(Code that draws figures)

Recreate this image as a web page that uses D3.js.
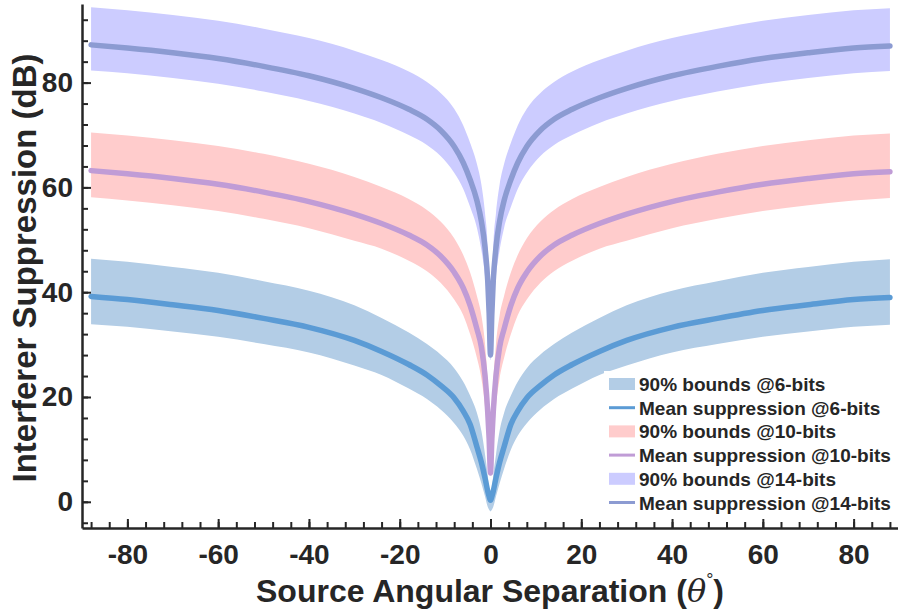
<!DOCTYPE html>
<html>
<head>
<meta charset="utf-8">
<script src="https://cdn.jsdelivr.net/npm/d3@7"></script>
<style>
  html, body { margin: 0; padding: 0; background: #fff; }
  svg { display: block; }
  text { font-family: "Liberation Sans", Arial, Helvetica, sans-serif; font-weight: bold; fill: #262626; }
</style>
</head>
<body>
<svg id="chart" width="898" height="613"></svg>
<script>
// ---- data ----
const angles = [-88,-80,-70,-60,-50,-40,-30,-24,-18,-14,-11,-8,-6,-4.5,-3,-2,-1.2,-0.6,-0.3,0,
                0.3,0.6,1.2,2,3,4.5,6,8,11,14,18,24,30,40,50,60,70,80,88];

const mean6  = [39.2,38.6,37.6,36.5,35.0,33.3,30.8,28.7,26.2,24.2,22.2,19.8,17.3,14.8,10.5,7.5,4.5,2.0,1.0,0.3,
                1.0,2.0,4.5,7.5,10.5,14.8,17.3,19.8,22.2,24.2,26.2,28.7,30.8,33.3,35.0,36.5,37.6,38.6,39.0];
const lower6 = [33.9,33.4,32.5,31.5,30.1,28.5,26.0,24.2,21.6,19.6,17.6,15.0,12.6,10.0,6.3,3.5,1.0,-1.0,-1.5,-1.8,
                -1.5,-1.0,1.0,3.5,6.3,10.0,12.6,15.0,17.6,19.6,21.6,24.2,26.0,28.5,30.1,31.5,32.5,33.4,33.8];
const upper6 = [46.4,45.8,44.8,43.7,42.1,40.3,37.5,35.1,32.3,30.1,28.1,25.5,22.9,20.3,17.0,13.5,9.0,5.0,2.5,1.5,
                2.5,5.0,9.0,13.5,17.0,20.3,22.9,25.5,28.1,30.1,32.3,35.1,37.5,40.3,42.1,43.7,44.8,45.8,46.3];

const mean10  = [63.2,62.6,61.7,60.6,59.1,57.3,54.9,53.1,50.9,49.0,46.9,43.8,40.8,37.5,33.0,29.5,24.0,17.0,12.0,5.5,
                 12.0,17.0,24.0,29.5,33.0,37.5,40.8,43.8,46.9,49.0,50.9,53.1,54.9,57.3,59.1,60.6,61.7,62.6,63.0];
const lower10 = [58.1,57.5,56.6,55.5,54.0,52.2,49.8,48.3,46.0,44.0,41.8,38.6,35.6,32.0,27.5,23.5,18.0,11.0,7.0,5.0,
                 7.0,11.0,18.0,23.5,27.5,32.0,35.6,38.6,41.8,44.0,46.0,48.3,49.8,52.2,54.0,55.5,56.6,57.5,58.0];
const upper10 = [70.5,69.9,69.0,67.9,66.4,64.5,62.0,60.1,57.8,55.7,53.5,50.3,47.1,43.8,39.3,35.5,30.0,22.5,16.0,6.0,
                 16.0,22.5,30.0,35.5,39.3,43.8,47.1,50.3,53.5,55.7,57.8,60.1,62.0,64.5,66.4,67.9,69.0,69.9,70.3];

const mean14  = [87.2,86.6,85.7,84.6,83.1,81.3,78.9,77.1,74.9,73.0,70.9,67.8,64.7,61.5,57.5,53.5,48.5,42.0,36.0,28.0,
                 36.0,42.0,48.5,53.5,57.5,61.5,64.7,67.8,70.9,73.0,74.9,77.1,78.9,81.3,83.1,84.6,85.7,86.6,87.0];
const lower14 = [82.3,81.8,80.9,79.8,78.3,76.5,74.1,72.3,70.0,68.1,66.0,62.8,59.7,56.3,52.3,48.0,43.0,36.5,31.0,27.0,
                 31.0,36.5,43.0,48.0,52.3,56.3,59.7,62.8,66.0,68.1,70.0,72.3,74.1,76.5,78.3,79.8,80.9,81.8,82.2];
const upper14 = [94.4,93.8,92.9,91.8,90.3,88.5,86.1,84.3,82.1,80.1,78.0,75.0,71.8,68.5,64.5,60.5,55.0,48.5,40.0,29.0,
                 40.0,48.5,55.0,60.5,64.5,68.5,71.8,75.0,78.0,80.1,82.1,84.3,86.1,88.5,90.3,91.8,92.9,93.8,94.2];

const xMajorTicks = [-80,-60,-40,-20,0,20,40,60,80];
const xMinorTicks = d3.range(-88, 89, 4);
const yMajorTicks = [0,20,40,60,80];
const yMinorTicks = d3.range(-4, 93, 4);

const seriesNames = ["6-bits","10-bits","14-bits"];
const bandColors = ["#b3cde6","#ffcccc","#ccccff"];
const lineColors = ["#5b9bd5","#c09cd6","#8c9bd2"];

// ---- layout ----
const svg = d3.select("#chart");
const x = d3.scaleLinear().domain([-90, 90]).range([82, 899]);
const y = d3.scaleLinear().domain([-5, 95]).range([528, 4]);

const bands = [[lower6, upper6],[lower10, upper10],[lower14, upper14]];
const means = [mean6, mean10, mean14];

const area = d3.area()
  .x(d => x(d.a)).y0(d => y(d.lo)).y1(d => y(d.hi))
  .curve(d3.curveMonotoneX);
const line = d3.line()
  .x(d => x(d.a)).y(d => y(d.v))
  .curve(d3.curveMonotoneX);

bands.forEach((b, i) => {
  const data = angles.map((a, k) => ({a, lo: b[0][k], hi: b[1][k]}));
  svg.append("path").datum(data).attr("d", area).attr("fill", bandColors[i]);
});
means.forEach((m, i) => {
  const data = angles.map((a, k) => ({a, v: m[k]}));
  svg.append("path").datum(data).attr("d", line)
    .attr("fill", "none").attr("stroke", lineColors[i])
    .attr("stroke-width", 5.5).attr("stroke-linecap", "round").attr("stroke-linejoin", "round");
});

// ---- axes ----
const axisColor = "#262626";
const fmt = d => String(d);
const gx = svg.append("g").attr("transform", `translate(0,${y(-5)})`);
gx.call(d3.axisBottom(x).tickValues(xMinorTicks).tickSize(-6).tickSizeOuter(0).tickFormat(""));
gx.call(g => g.select(".domain").remove());
const gx2 = svg.append("g").attr("transform", `translate(0,${y(-5)})`);
gx2.call(d3.axisBottom(x).tickValues(xMajorTicks).tickSize(-9).tickSizeOuter(0).tickPadding(16).tickFormat(fmt));
gx2.select(".domain").attr("stroke-width", 2.5);
gx2.selectAll(".tick text").attr("font-size", 28).attr("fill", axisColor)
  .style("font-family", "'Liberation Sans', Arial, sans-serif").style("font-weight", "bold");

const gy = svg.append("g").attr("transform", `translate(${x(-90)},0)`);
gy.call(d3.axisLeft(y).tickValues(yMinorTicks).tickSize(-6).tickSizeOuter(0).tickFormat(""));
gy.call(g => g.select(".domain").remove());
const gy2 = svg.append("g").attr("transform", `translate(${x(-90)},0)`);
gy2.call(d3.axisLeft(y).tickValues(yMajorTicks).tickSize(-9).tickSizeOuter(0).tickPadding(9).tickFormat(fmt));
gy2.select(".domain").attr("stroke-width", 2.5);
gy2.selectAll(".tick text").attr("font-size", 28).attr("fill", axisColor)
  .style("font-family", "'Liberation Sans', Arial, sans-serif").style("font-weight", "bold");
svg.selectAll(".tick line").attr("stroke", axisColor).attr("stroke-width", 2);
svg.selectAll(".domain").attr("stroke", axisColor);

// ---- axis titles ----
const xt = svg.append("text").attr("x", 490).attr("y", 602).attr("text-anchor", "middle")
  .attr("font-size", 32);
xt.append("tspan").text("Source Angular Separation (");
xt.append("tspan").attr("font-style", "italic").attr("font-weight", "normal").style("font-family", "'DejaVu Serif', serif").text("θ");
xt.append("tspan").attr("dy", -16).attr("font-size", 18).attr("font-weight", "normal").text("°");
xt.append("tspan").attr("dy", 16).text(")");

svg.append("text").attr("transform", "translate(36,268) rotate(-90)")
  .attr("text-anchor", "middle").attr("font-size", 33).text("Interferer Suppression (dB)");

// ---- legend ----
const lg = svg.append("g");
lg.append("rect").attr("x", 604).attr("y", 371).attr("width", 294).attr("height", 145).attr("fill", "#fff");
const legendItems = [];
seriesNames.forEach((s, i) => {
  legendItems.push({type: "band", color: bandColors[i], label: `90% bounds @${s}`});
  legendItems.push({type: "line", color: lineColors[i], label: `Mean suppression @${s}`});
});
legendItems.forEach((it, k) => {
  const cy = 384 + k * 23.7;
  if (it.type === "band") {
    lg.append("rect").attr("x", 609).attr("y", cy - 6).attr("width", 26).attr("height", 12).attr("fill", it.color);
  } else {
    lg.append("line").attr("x1", 609).attr("x2", 635).attr("y1", cy).attr("y2", cy)
      .attr("stroke", it.color).attr("stroke-width", 3);
  }
  lg.append("text").attr("x", 639).attr("y", cy + 7).attr("font-size", 19).attr("fill", "#111").text(it.label);
});
</script>
</body>
</html>
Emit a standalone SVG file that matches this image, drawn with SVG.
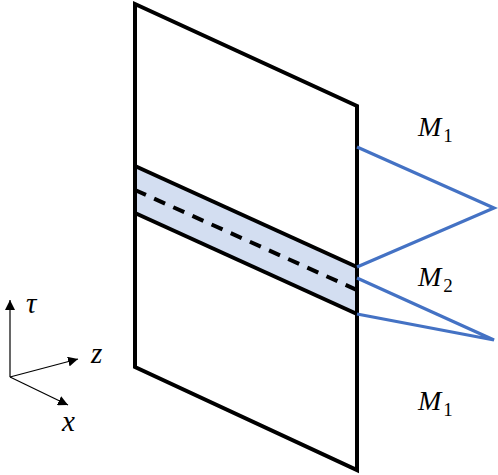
<svg xmlns="http://www.w3.org/2000/svg" width="498" height="475" viewBox="0 0 498 475">
<style>
.frame{fill:none;stroke:#000;stroke-width:4;stroke-linejoin:miter}
.band{fill:#D3DEF1;stroke:none}
.edge{stroke:#000;stroke-width:4;fill:none}
.dash{stroke:#000;stroke-width:4;fill:none;stroke-dasharray:12,9}
.blue{stroke:#4472C4;stroke-width:3.2;fill:none;stroke-linejoin:miter}
.ax{stroke:#000;stroke-width:1.2;fill:none}
.lbl{font-family:"Liberation Serif",serif;font-style:italic;font-size:28px;fill:#000}
.sub{font-family:"Liberation Serif",serif;font-style:normal;font-size:19px;fill:#000}
.axl{font-family:"Liberation Serif",serif;font-style:italic;font-size:29px;fill:#000}
</style>
<defs>
<marker id="ah" viewBox="0 0 10 10" refX="10" refY="5" markerWidth="10" markerHeight="10" markerUnits="userSpaceOnUse" orient="auto">
<path d="M0,0 L10,5 L0,10 z" fill="#000"/>
</marker>
</defs>
<g id="plane">
<polygon class="band" points="135,166 357,267 357,314 135,213"/>
<polygon class="frame" points="135,4 357,106 357,470 135,367"/>
<line class="edge" x1="135" y1="166" x2="357" y2="267"/>
<line class="edge" x1="135" y1="213" x2="357" y2="314"/>
<line class="dash" x1="135" y1="190" x2="357" y2="290"/>
</g>
<g id="connectors">
<polyline class="blue" points="357,147 494,208 357,267"/>
<polyline class="blue" points="357,278 494,340 357,314"/>
</g>
<g id="labels">
<text class="lbl" x="418" y="136">M<tspan class="sub" dx="2" dy="6">1</tspan></text>
<text class="lbl" x="418" y="286">M<tspan class="sub" dx="2" dy="6">2</tspan></text>
<text class="lbl" x="418" y="410">M<tspan class="sub" dx="2" dy="6">1</tspan></text>
</g>
<g id="axes">
<line class="ax" x1="10" y1="377" x2="10" y2="300" marker-end="url(#ah)"/>
<line class="ax" x1="10" y1="377" x2="78" y2="359" marker-end="url(#ah)"/>
<line class="ax" x1="10" y1="377" x2="68" y2="405" marker-end="url(#ah)"/>
<text class="axl" x="26" y="313">τ</text>
<text class="axl" x="91" y="363">z</text>
<text class="axl" x="62" y="431">x</text>
</g>
</svg>
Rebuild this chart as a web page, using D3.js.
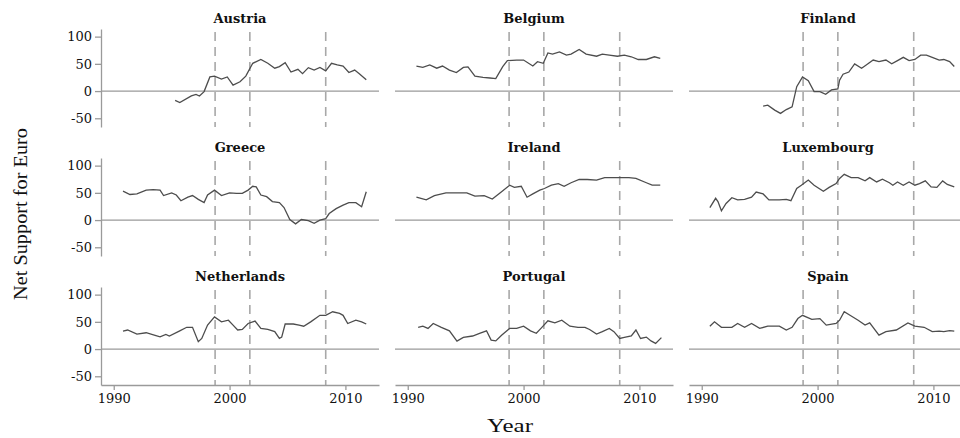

Short problem =>
Take every line above carrying "chart" and return it.

Solution for this problem =>
<svg id="chart" width="898" height="613"></svg>
const svg = d3.select("#chart");
Rebuild this chart as a web page, using D3.js.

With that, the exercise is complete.